This week the Revelstoke Review hosted an election forum for municipal candidates vying to fill the empty council seat.
Promises were made and candidates tossed around numbers and facts. So, the Review decided to do some fact-checking.
Any other claims of fact that you are wondering about, this is just a small selection? Let us know by emailing email@example.com.
Candidate Tim Palmer claimed the current city council is committed to discussing potential raises for mayor and council at the end of their term, before the 2022 regular election.
This is true. After voting to implement raises over the next three years on Jan. 21, 2020, which saw former councillor Steven Cross step down in protest, council backtracked Feb. 10, instead asking that staff come back with a report establishing a renumeration policy for the next city council. There is no date set for when this will happen.
Matt Cherry, candidate, claimed a 2018 report done by the city indicated a strong need for all sorts of housing except for single-family houses.
He was on the right track.

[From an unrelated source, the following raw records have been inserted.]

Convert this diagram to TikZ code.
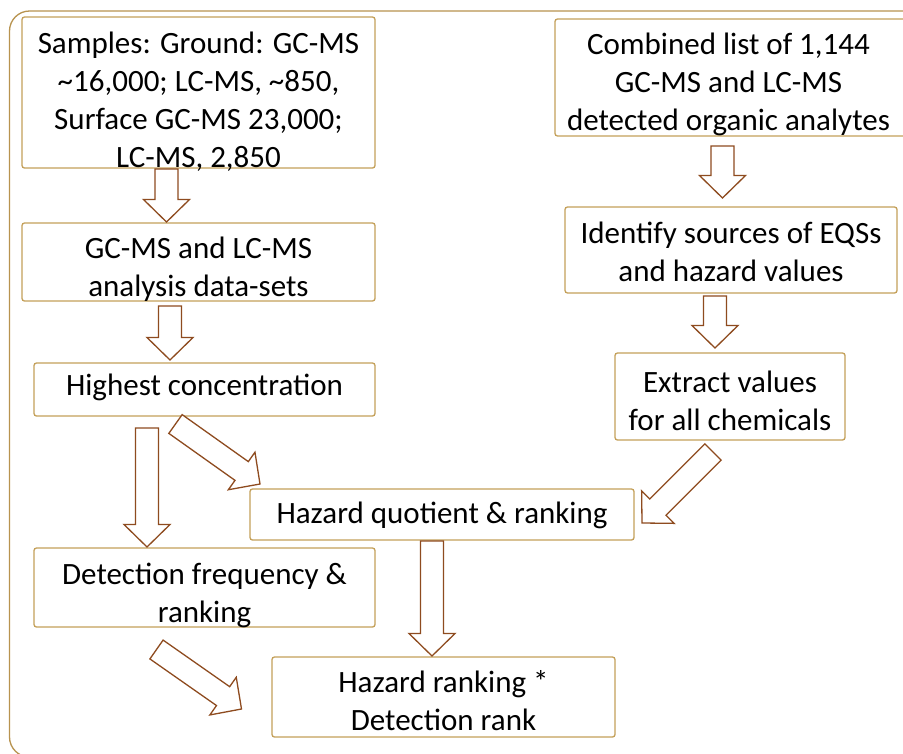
\documentclass[tikz,border=0pt]{standalone}
\usepackage{fontspec}
\setmainfont{Carlito}
\usetikzlibrary{calc,fit}
\definecolor{boxc}{HTML}{C4A05A}
\definecolor{framec}{HTML}{B8934F}
\definecolor{arrowc}{HTML}{8E4B1F}
\tikzset{
  box/.style={draw=boxc, line width=1.3pt, rounded corners=2.5pt, inner sep=0pt, fill=white},
  txt/.style={font=\fontsize{31}{38}\selectfont, align=center, inner sep=0pt, text=black},
  barrow/.style={draw=arrowc, line width=1.3pt, fill=white, line join=miter},
}
% block arrow from tail centre #1 to tip #2
\newcommand\blockarrow[2]{%
  \coordinate (ba-h) at ($(#2)!22.5pt!(#1)$);
  \draw[barrow] ($(#1)!11.5pt!90:(#2)$) -- ($(ba-h)!11.5pt!-90:(#1)$)
    -- ($(ba-h)!23pt!-90:(#1)$) -- (#2) -- ($(ba-h)!23pt!90:(#1)$)
    -- ($(ba-h)!11.5pt!90:(#1)$) -- ($(#1)!11.5pt!-90:(#2)$) -- cycle;
}
\begin{document}
\begin{tikzpicture}[x=1pt,y=-1pt]
\useasboundingbox (0,0) rectangle (903,753);
\clip (0,0) rectangle (903,753);
\fill[white] (0,0) rectangle (903,753);
% outer frame
\draw[draw=framec, line width=1.3pt, rounded corners=20pt] (9.5,11) rectangle (930,757);

% boxes
\node[box, fit={(22,17)(375,168)}] (s1) {};
\node[box, fit={(22,223)(375,301)}] (s2) {};
\node[box, fit={(34,363)(375,416)}] (s3) {};
\node[box, fit={(34,548)(375,627)}] (s4) {};
\node[box, fit={(250,489)(634,540)}] (s5) {};
\node[box, fit={(272,657)(615,737)}] (s6) {};
\node[box, fit={(555,19)(908,136)}] (s7) {};
\node[box, fit={(565,207)(897,293)}] (s8) {};
\node[box, fit={(615,353)(845,440)}] (s9) {};

% texts
\node[txt] (s1t) at (198.5,101.6) {Samples: Ground: GC-MS\\\textasciitilde16,000; LC-MS, \textasciitilde850,\\Surface GC-MS 23,000;\\LC-MS, 2,850};
\node[txt] (s2t) at (198.5,269.4) {GC-MS and LC-MS\\analysis data-sets};
\node[txt] (s3t) at (204.5,387.4) {Highest concentration};
\node[txt] (s4t) at (204.5,595) {Detection frequency \&\\ranking};
\node[txt] (s5t) at (442,515.4) {Hazard quotient \& ranking};
\node[txt] (s6t) at (443.5,700.2) {Hazard ranking *\\Detection rank};
\node[txt] (s7t) at (728.5,84.7) {Combined list of 1,144\\GC-MS and LC-MS\\detected organic analytes};
\node[txt] (s8t) at (731,252) {Identify sources of EQSs\\and hazard values};
\node[txt] (s9t) at (730,400.7) {Extract values\\for all chemicals};

% arrow end points
\coordinate (a1s) at (166.5,169);  \coordinate (a1e) at (166.5,222);
\coordinate (a2s) at (170,306);    \coordinate (a2e) at (170,360);
\coordinate (a3s) at (147,428);    \coordinate (a3e) at (147,547);
\coordinate (a4s) at (175.5,424);  \coordinate (a4e) at (260,484);
\coordinate (a5s) at (713,452);    \coordinate (a5e) at (642,523);
\coordinate (a6s) at (156.5,649.5);\coordinate (a6e) at (241.5,709);
\coordinate (a7s) at (432,541);    \coordinate (a7e) at (432,656);
\coordinate (a8s) at (722.5,146);  \coordinate (a8e) at (722.5,198);
\coordinate (a9s) at (715,296);    \coordinate (a9e) at (715,348);

\blockarrow{a1s}{a1e}
\blockarrow{a2s}{a2e}
\blockarrow{a3s}{a3e}
\blockarrow{a4s}{a4e}
\blockarrow{a5s}{a5e}
\blockarrow{a6s}{a6e}
\blockarrow{a7s}{a7e}
\blockarrow{a8s}{a8e}
\blockarrow{a9s}{a9e}
\end{tikzpicture}
\end{document}
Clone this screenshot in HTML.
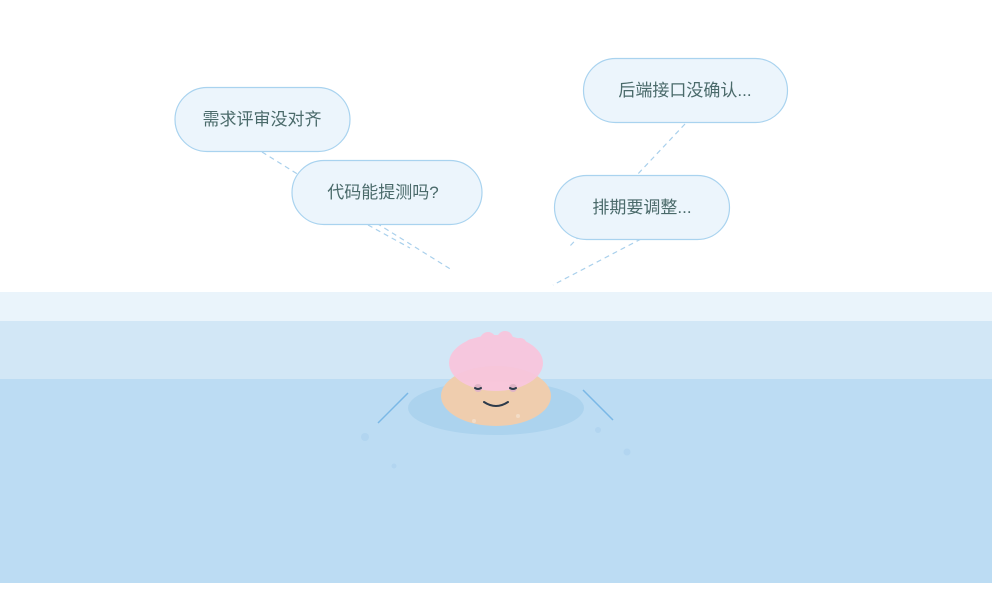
<!DOCTYPE html>
<html><head><meta charset="utf-8"><style>
html,body{margin:0;padding:0;background:#fff;}
svg{display:block}
text{font-family:"Liberation Sans","Noto Sans CJK SC",sans-serif;font-size:17px;fill:#4a6a6a;}
</style></head><body>
<svg width="992" height="598" viewBox="0 0 992 598" xmlns="http://www.w3.org/2000/svg">
<rect x="0" y="0" width="992" height="598" fill="#fff"/>
<rect x="0" y="292" width="992" height="29" fill="#eaf4fb"/>
<rect x="0" y="321" width="992" height="58" fill="#d2e7f6"/>
<rect x="0" y="379" width="992" height="204" fill="#bcdcf3"/>
<!-- connectors -->
<g stroke="#a9d0ec" stroke-width="1.2" stroke-dasharray="5,4" fill="none">
<line x1="262" y1="152" x2="452" y2="270"/>
<line x1="368" y1="225" x2="410" y2="248"/>
<line x1="685" y1="124" x2="570" y2="246"/>
<line x1="641" y1="239" x2="553" y2="285"/>
</g>
<!-- bubbles -->
<g fill="#ecf5fc" stroke="#a9d3ef" stroke-width="1.2">
<rect x="175" y="87.5" width="175" height="64" rx="32"/>
<rect x="292" y="160.5" width="190" height="64" rx="32"/>
<rect x="583.5" y="58.5" width="204" height="64" rx="32"/>
<rect x="554.5" y="175.5" width="175" height="64" rx="32"/>
</g>
<text x="262" y="125" text-anchor="middle">需求评审没对齐</text>
<text x="383" y="198" text-anchor="middle">代码能提测吗?</text>
<text x="685" y="96" text-anchor="middle">后端接口没确认...</text>
<text x="642" y="213" text-anchor="middle">排期要调整...</text>
<!-- ripple -->
<ellipse cx="496" cy="408" rx="88" ry="27" fill="#acd3ee"/>
<line x1="378" y1="423" x2="408" y2="393" stroke="#7ab8e6" stroke-width="1.5"/>
<line x1="583" y1="390" x2="613" y2="420" stroke="#7ab8e6" stroke-width="1.5"/>
<g fill="#b2d5f0">
<circle cx="365" cy="437" r="4"/><circle cx="394" cy="466" r="2.5"/>
<circle cx="598" cy="430" r="3"/><circle cx="627" cy="452" r="3.5"/>
</g>
<!-- face -->
<ellipse cx="496" cy="396" rx="55" ry="30" fill="#efcdae"/>
<g fill="#f8c6dd" opacity="0.95">
<ellipse cx="496" cy="363" rx="47" ry="28"/>
<circle cx="472" cy="346" r="7"/><circle cx="488" cy="340" r="8"/>
<circle cx="505" cy="339" r="8"/><circle cx="520" cy="345" r="7"/>
<circle cx="530" cy="352" r="6"/><circle cx="463" cy="354" r="6"/>
</g>
<circle cx="478" cy="388" r="4" fill="#e0b4c6"/>
<circle cx="513" cy="388" r="4" fill="#e0b4c6"/>
<path d="M475 388 q3 2 6 0" stroke="#2c3a4a" stroke-width="2" fill="none" stroke-linecap="round"/>
<path d="M510 388 q3 2 6 0" stroke="#2c3a4a" stroke-width="2" fill="none" stroke-linecap="round"/>
<path d="M484 402 q12 8 24 0" stroke="#2c3a4a" stroke-width="2" fill="none" stroke-linecap="round"/>
<circle cx="474" cy="421" r="2" fill="#f3dcc6"/><circle cx="518" cy="416" r="2" fill="#f3dcc6"/>
</svg>
</body></html>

In August 2018 the city published a Housing Needs and Demands Assessment report. The report used Statistics Canada data to look at the housing inventory in the city, household dynamics and income to create a chart outlining “ideal housing supply” as well as the anticipated housing supply for the next 25 years.
According to the chart, there were 430 more units than needed, for the “market owner” category, which is for people with household incomes of $60,000 and higher.

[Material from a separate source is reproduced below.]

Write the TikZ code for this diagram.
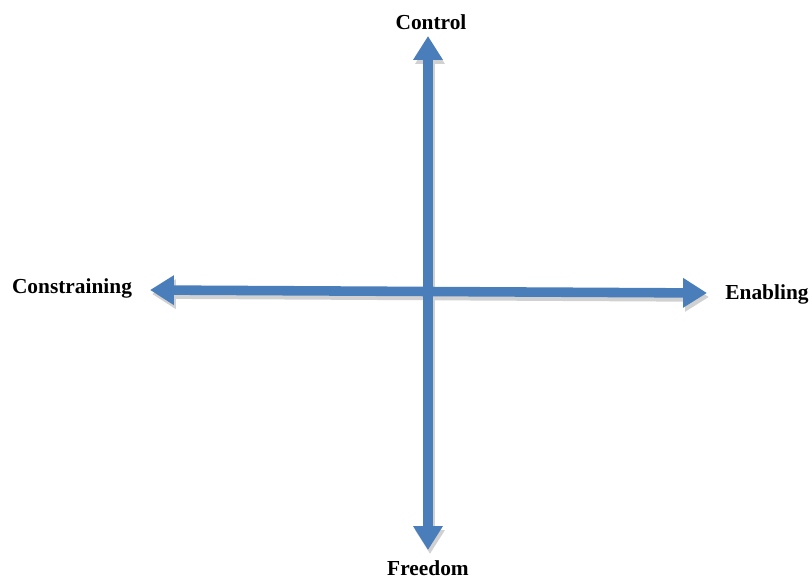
\documentclass[tikz,border=0pt]{standalone}
\usepackage{fontspec}
\setmainfont{Liberation Serif}
\usepackage{xcolor}
\definecolor{axisblue}{HTML}{4A7EBB}
\usetikzlibrary{arrows.meta}

\begin{document}
\begin{tikzpicture}[
  x=0.025cm, y=-0.025cm,
  axis/.style={draw=axisblue, line width=6.8pt, {Triangle[width=20pt,length=17pt]}-{Triangle[width=20pt,length=17pt]}},
  axisshadow/.style={axis, draw=black!18},
  pole/.style={font=\fontsize{15.2}{18}\selectfont\bfseries}
]
  \useasboundingbox (0,0) rectangle (812,580);
  % axis ends
  \coordinate (top) at (428,36);
  \coordinate (bottom) at (428,550);
  \coordinate (left) at (150,290);
  \coordinate (right) at (707,293);
  % shadows first, then the two axes
  \draw[axisshadow] ([shift={(2,4)}]left) -- ([shift={(2,4)}]right);
  \draw[axisshadow] ([shift={(2,4)}]top) -- ([shift={(2,4)}]bottom);
  \draw[axis] (left) -- (right);
  \draw[axis] (top) -- (bottom);
  % pole labels
  \node[pole] (control) at (431,22) {Control};
  \node[pole] (freedom) at (428,568) {Freedom};
  \node[pole] (constraining) at (72,288) {Constraining};
  \node[pole] (enabling) at (767,294) {Enabling};
\end{tikzpicture}
\end{document}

At the time the report was presented to council, then director of development services Nigel Whitehead said: “There is a strong need for all forms of housing in this community, except for single-family detached.”
Stoked Living Development
Cherry also claimed the developer of the recently approved residential development on Hay Road offered to pay for sidewalk construction and that residents in the area would have the opportunity to tie into the sewer line being brought to the property.
This is true. Cherry claimed the houses will be sustainably built and that the developer will be taking an environmental approach to building materials. The developer said he intends on building the homes to be net-zero or meet passive house energy standards, but we were unable to find mention of environmentally friendly building materials.
Recovery Task Force
Palmer claimed there are no city councillors on the Recovery Task Force.

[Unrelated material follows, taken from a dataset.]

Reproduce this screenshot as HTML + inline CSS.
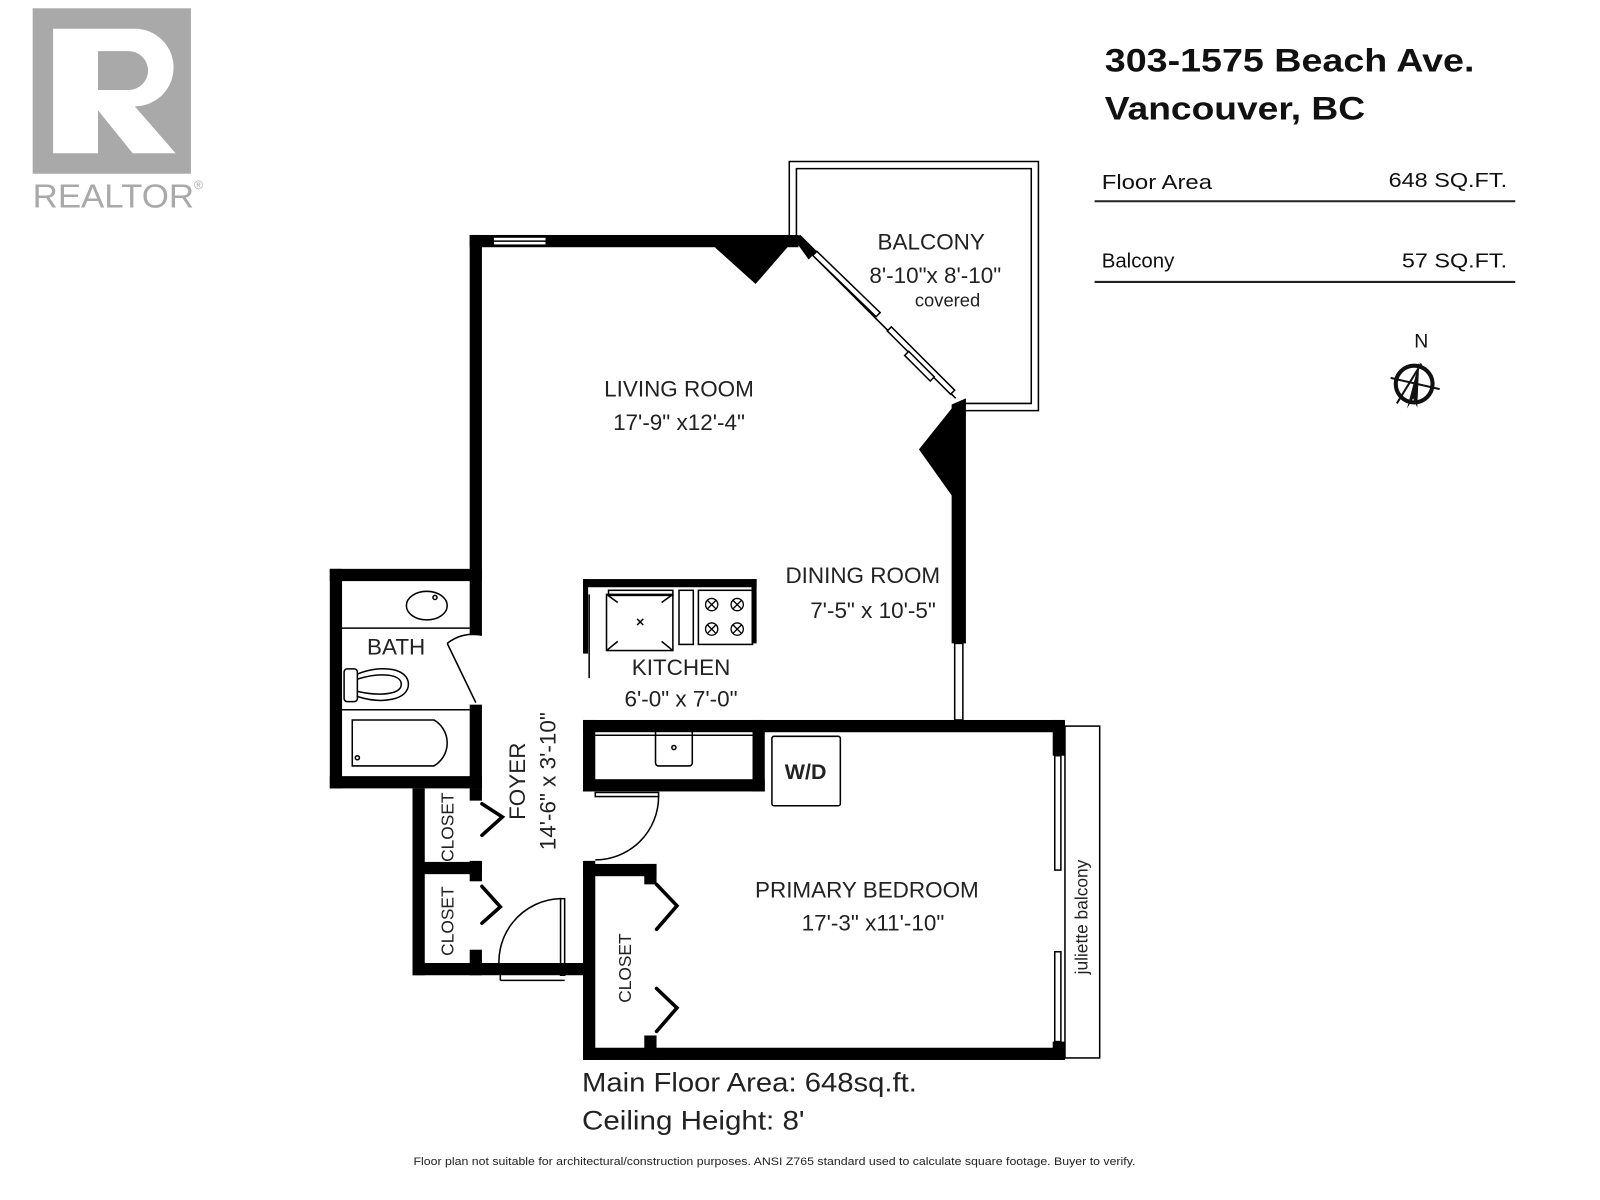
<!DOCTYPE html>
<html><head><meta charset="utf-8"><style>
html,body{margin:0;padding:0;background:#fff;}
svg{display:block;}
text{font-family:"Liberation Sans",sans-serif;}
</style></head><body>
<svg width="1600" height="1200" viewBox="0 0 1567 1175" xmlns="http://www.w3.org/2000/svg">
<rect width="1567" height="1175" fill="#fff"/>
<!-- REALTOR logo -->
<rect x="32" y="8" width="155" height="162" fill="#a9a9a9"/>
<path d="M52 28 H132 A38 38 0 0 1 132 104 L172 150 H130 L96 108 V150 H52 Z M96 50 V88 H126 A19 19 0 0 0 126 50 Z" fill="#fff"/>
<text x="32" y="203" font-size="33" fill="#a9a9a9" textLength="158" lengthAdjust="spacingAndGlyphs">REALTOR</text>
<text x="190" y="185" font-size="12" fill="#a9a9a9">®</text>
<!-- Title -->
<g font-weight="bold" fill="#111">
<text x="1082" y="70" font-size="32" textLength="362" lengthAdjust="spacingAndGlyphs">303-1575 Beach Ave.</text>
<text x="1082" y="117" font-size="32" textLength="255" lengthAdjust="spacingAndGlyphs">Vancouver, BC</text>
</g>
<g font-size="20" fill="#111">
<text x="1079" y="185" textLength="108" lengthAdjust="spacingAndGlyphs">Floor Area</text>
<text x="1476" y="183" text-anchor="end" textLength="116" lengthAdjust="spacingAndGlyphs">648 SQ.FT.</text>
<text x="1079" y="262">Balcony</text>
<text x="1476" y="262" text-anchor="end" textLength="103" lengthAdjust="spacingAndGlyphs">57 SQ.FT.</text>
</g>
<line x1="1072" y1="197" x2="1484" y2="197" stroke="#222" stroke-width="2"/>
<line x1="1072" y1="276" x2="1484" y2="276" stroke="#222" stroke-width="2"/>
<!-- compass -->
<text x="1392" y="340" font-size="19" text-anchor="middle" fill="#111">N</text>
<circle cx="1385" cy="376" r="18" fill="none" stroke="#111" stroke-width="4"/>
<line x1="1362" y1="370" x2="1410" y2="381" stroke="#111" stroke-width="2"/>
<path d="M1390 354 L1378 400 L1384 390 L1388 399 Z" fill="#111"/>
<line x1="1368" y1="395" x2="1392" y2="356" stroke="#111" stroke-width="2"/>

<g fill="#000" stroke="none">
<rect x="460" y="230" width="322" height="12"/>
<polygon points="700,242 780,232 740,278"/>
<polygon points="776,232 784,230 800,246 792,254"/>
<rect x="460" y="230" width="12" height="392"/>
<polygon points="932,396 946,390 946,630 932,630 932,485 900,440 932,400"/>
<rect x="323" y="557" width="149" height="12"/>
<rect x="323" y="557" width="12" height="215"/>
<rect x="323" y="760" width="149" height="12"/>
<rect x="460" y="690" width="12" height="82"/>
<rect x="404" y="772" width="12" height="183"/>
<rect x="404" y="943" width="150" height="12"/>
<rect x="404" y="844" width="68" height="12"/>
<rect x="460" y="772" width="12" height="12"/>
<rect x="460" y="843" width="12" height="20"/>
<rect x="460" y="930" width="12" height="25"/>
<rect x="551" y="943" width="26" height="12"/>
<rect x="571" y="705" width="12" height="70"/>
<rect x="571" y="763" width="178" height="12"/>
<rect x="737" y="705" width="12" height="70"/>
<rect x="571" y="705" width="472" height="12"/>
<rect x="571" y="843" width="12" height="195"/>
<rect x="571" y="1026" width="472" height="12"/>
<rect x="1031" y="705" width="12" height="35"/>
<rect x="1031" y="1020" width="12" height="18"/>
<rect x="571" y="846" width="72" height="12"/>
<rect x="631" y="846" width="12" height="20"/>
<rect x="631" y="1014" width="12" height="24"/>
<rect x="571" y="567" width="170" height="8"/>
<rect x="571" y="567" width="5" height="73"/>
<rect x="736" y="567" width="5" height="63"/>
</g>

<g fill="none" stroke="#000" stroke-width="1.5">
<rect x="483" y="232" width="52" height="8" fill="#fff"/>
<line x1="483" y1="236" x2="535" y2="236"/>
<line x1="796" y1="250" x2="936" y2="390"/>
<polygon points="800,246 862,306 858,310 796,250" fill="#fff"/>
<polygon points="873,320 935,382 931,386 869,324" fill="#fff"/>
<polygon points="890,344 915,369 911,373 886,348" fill="#fff"/>
<rect x="935" y="630" width="8" height="75" fill="#fff"/>
<polyline points="773,232 773,158 1017,158 1017,402 940,402"/>
<polyline points="780,232 780,165 1010,165 1010,395 945,395"/>
<rect x="1043" y="711" width="34" height="325"/>
<rect x="1033" y="740" width="6" height="112" fill="#fff"/>
<rect x="1033" y="932" width="6" height="88" fill="#fff"/>
<line x1="335" y1="615" x2="460" y2="615"/>
<ellipse cx="418" cy="593" rx="20" ry="14"/>
<circle cx="426" cy="585" r="2"/>
<line x1="335" y1="695" x2="460" y2="695"/>
<path d="M345 705 H425 A26 26 0 0 1 425 750 H345 Z"/>
<circle cx="350" cy="742" r="2"/>
<rect x="337" y="655" width="13" height="32" rx="3"/>
<path d="M350 660 C375 650 400 655 400 670 C400 685 375 690 350 682"/>
<path d="M350 665 C372 658 393 660 393 670 C393 680 372 682 350 677"/>
<path d="M472 622 A40 40 0 0 0 438 630"/>
<line x1="438" y1="630" x2="466" y2="688"/>
<rect x="594" y="582" width="65" height="55"/>
<rect x="596" y="578" width="63" height="5"/>
<path d="M594 582 L605 590 M659 582 L648 590 M594 637 L605 628 M659 637 L648 628 M624 606 l6 6 M630 606 l-6 6"/>
<rect x="665" y="578" width="14" height="53"/>
<rect x="684" y="578" width="53" height="53"/>
<g stroke-width="1.3">
<circle cx="697" cy="592" r="6"/><path d="M693 588 l8 8 M701 588 l-8 8"/>
<circle cx="722" cy="592" r="6"/><path d="M718 588 l8 8 M726 588 l-8 8"/>
<circle cx="697" cy="616" r="6"/><path d="M693 612 l8 8 M701 612 l-8 8"/>
<circle cx="722" cy="616" r="6"/><path d="M718 612 l8 8 M726 612 l-8 8"/>
</g>
<line x1="577" y1="582" x2="577" y2="664"/>
<line x1="583" y1="720" x2="737" y2="720"/>
<rect x="642" y="713" width="36" height="37" rx="3"/>
<circle cx="660" cy="732" r="2"/>
<rect x="756" y="721" width="67" height="68" rx="2"/>
<rect x="583" y="776" width="62" height="4"/>
<path d="M645 780 A62 62 0 0 1 583 842"/>
<rect x="549" y="880" width="4" height="75"/>
<path d="M490 955 A62 62 0 0 1 549 880"/>
<line x1="490" y1="955" x2="490" y2="960"/><line x1="490" y1="960" x2="553" y2="960"/>
<g stroke-width="3.5" stroke-linecap="round">
<polyline points="472,787 492,800 472,818"/>
<polyline points="472,868 490,888 472,904"/>
<polyline points="643,866 663,887 643,910"/>
<polyline points="643,968 663,987 643,1010"/>
</g>
</g>

<g fill="#222" font-size="22">
<text x="912" y="244" text-anchor="middle">BALCONY</text>
<text x="916" y="277" text-anchor="middle">8'-10"x 8'-10"</text>
<text x="928" y="300" text-anchor="middle" font-size="18">covered</text>
<text x="665" y="388" text-anchor="middle">LIVING ROOM</text>
<text x="665" y="421" text-anchor="middle">17'-9" x12'-4"</text>
<text x="845" y="571" text-anchor="middle">DINING ROOM</text>
<text x="855" y="605" text-anchor="middle">7'-5" x 10'-5"</text>
<text x="667" y="661" text-anchor="middle">KITCHEN</text>
<text x="667" y="692" text-anchor="middle">6'-0" x 7'-0"</text>
<text x="388" y="641" text-anchor="middle">BATH</text>
<text x="849" y="879" text-anchor="middle">PRIMARY BEDROOM</text>
<text x="855" y="911" text-anchor="middle">17'-3" x11'-10"</text>
<text transform="translate(514,765) rotate(-90)" text-anchor="middle">FOYER</text>
<text transform="translate(544,765) rotate(-90)" text-anchor="middle">14'-6" x 3'-10"</text>
<g font-size="17">
<text transform="translate(444,810) rotate(-90)" text-anchor="middle">CLOSET</text>
<text transform="translate(444,902) rotate(-90)" text-anchor="middle">CLOSET</text>
<text transform="translate(618,948) rotate(-90)" text-anchor="middle">CLOSET</text>
<text transform="translate(1065,898) rotate(-90)" text-anchor="middle">juliette balcony</text>
</g>
<text x="789" y="763" text-anchor="middle" font-weight="bold" font-size="21">W/D</text>
<text x="570" y="1069" font-size="26" textLength="328" lengthAdjust="spacingAndGlyphs">Main Floor Area: 648sq.ft.</text>
<text x="570" y="1106" font-size="26" textLength="218" lengthAdjust="spacingAndGlyphs">Ceiling Height: 8'</text>
<text x="405" y="1141" font-size="10.5" textLength="707" lengthAdjust="spacingAndGlyphs">Floor plan not suitable for architectural/construction purposes. ANSI Z765 standard used to calculate square footage. Buyer to verify.</text>
</g>
</svg>
</body></html>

This is true. The current members, according to the city’s website, are: Roberta Bobicki, Dawn Low, Ingrid Bron, Stacey Brensrud, Dylan Hardy, Daniel Kellie, Brady Beruschi, Linda Chell, BR Whalen and Anita Ely.
Candidate Alistair Taylor claimed the budget had been set for this year.
This is false. Though each department’s budgets have been reviewed by the city’s finance committee, which consists of Mayor Gary Sulz and councillors Rob Elliott, Jackie Rhind and Nichole Cherlet, the proposed budget has not yet been brought forward for council consideration.
Landfill leaking into Columbia River
“The CSRD acknowledged that there is waste that is polluting the Columbia River,” said Palmer.
This could be true. In a presentation to council on Jan. 12, Ben Van Nordstrom, team leader, environmental health services, for the CSRD, said that a recent compliance report from the ministry of environment indicated compliance issues when it came to litter on site as well as groundwater issues. The landfill, which was first created 30-40 years ago, is naturally attenuating. Unlike the site in Salmon Arm, which keeps all water on-site, there is runoff from the Revelstoke landfill.